EXERCISE BRIEF: In the listing below, count the lines with "chart" and report only the figure.

━━ GIVEN DATA

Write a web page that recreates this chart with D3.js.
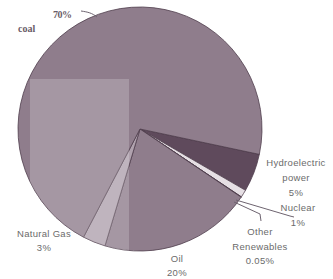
<!DOCTYPE html>
<html>
<head>
<meta charset="utf-8">
<script src="https://cdn.jsdelivr.net/npm/d3@7"></script>
<style>
  html, body { margin: 0; padding: 0; background: #fff; }
  svg { display: block; }
</style>
</head>
<body>
<svg id="chart" width="333" height="279"></svg>
<script>
// energy mix, percent
const categories = ['Hydroelectric power', 'Nuclear', 'Other Renewables', 'Oil', 'Natural Gas', 'coal']
const values = [5, 1, 0.05, 20, 3, 70]
const colors = ['#5f4a5c', '#e6dfe4', '#6a5667', '#8f7d8c', '#b0a2ae', '#8f7d8c']

// label lines, per slice
const labelLines = [
  ['Hydroelectric', 'power', '5%'],
  ['Nuclear', '1%'],
  ['Other', 'Renewables', '0.05%'],
  ['Oil', '20%'],
  ['Natural Gas', '3%'],
  ['coal', '70%']
]

const width = 333
const height = 279
const cx = 140
const cy = 129
const radius = 122

const svg = d3.select('#chart')

const data = categories.map((c, i) => ({ name: c, value: values[i], color: colors[i] }))

const start = (102 * Math.PI) / 180
const pie = d3
  .pie()
  .sort(null)
  .value((d) => d.value)
  .startAngle(start)
  .endAngle(start + 2 * Math.PI)

const arc = d3.arc().innerRadius(0).outerRadius(radius)

const g = svg.append('g').attr('transform', `translate(${cx},${cy})`)

g.append('clipPath')
  .attr('id', 'pieClip')
  .append('circle')
  .attr('r', radius)

g.selectAll('path')
  .data(pie(data))
  .join('path')
  .attr('d', arc)
  .attr('fill', (d) => d.data.color)
  .attr('stroke', '#4f3e4c')
  .attr('stroke-width', 0.8)
  .attr('stroke-linejoin', 'round')

// lighter patch over the left part of the pie (scan artifact)
g.append('rect')
  .attr('x', 30 - cx)
  .attr('y', 79 - cy)
  .attr('width', 99)
  .attr('height', radius * 2)
  .attr('fill', '#fff')
  .attr('opacity', 0.2)
  .attr('clip-path', 'url(#pieClip)')

// leader lines
const leaders = svg.append('g').attr('fill', 'none').attr('stroke', '#6e6470').attr('stroke-width', 1)
leaders.append('path').attr('d', 'M81,11 C88,12 92,13 97,17')
leaders.append('path').attr('d', 'M234,202 L260,214 L261,221')
leaders.append('path').attr('d', 'M236,200 L290,216 L294,217')

// labels
const labelPos = [
  { x: 296, y: 166, dy: 15 },
  { x: 298, y: 211, dy: 15 },
  { x: 260, y: 235, dy: 14.5 },
  { x: 177, y: 262, dy: 14 },
  { x: 44, y: 237, dy: 14 }
]

labelPos.forEach((p, i) => {
  const t = svg
    .append('text')
    .attr('font-family', 'Liberation Sans, Arial, sans-serif')
    .attr('font-size', 9.5)
    .attr('fill', '#6b6b6b')
    .attr('text-anchor', 'middle')
    .attr('letter-spacing', 0.3)
  t.selectAll('tspan')
    .data(labelLines[i])
    .join('tspan')
    .attr('x', p.x)
    .attr('y', (d, j) => p.y + j * p.dy)
    .text((d) => d)
})

// coal label sits apart
svg.append('text')
  .attr('x', 18)
  .attr('y', 32)
  .attr('font-family', 'Liberation Serif, serif')
  .attr('font-size', 10)
  .attr('font-weight', 'bold')
  .attr('fill', '#6a5c68')
  .text(labelLines[5][0])

svg.append('text')
  .attr('x', 53)
  .attr('y', 18)
  .attr('font-family', 'Liberation Serif, serif')
  .attr('font-size', 10)
  .attr('font-weight', 'bold')
  .attr('fill', '#6a5c68')
  .attr('letter-spacing', -0.5)
  .text(labelLines[5][1])
</script>
</body>
</html>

━━━━

WRITTEN ANSWER: 3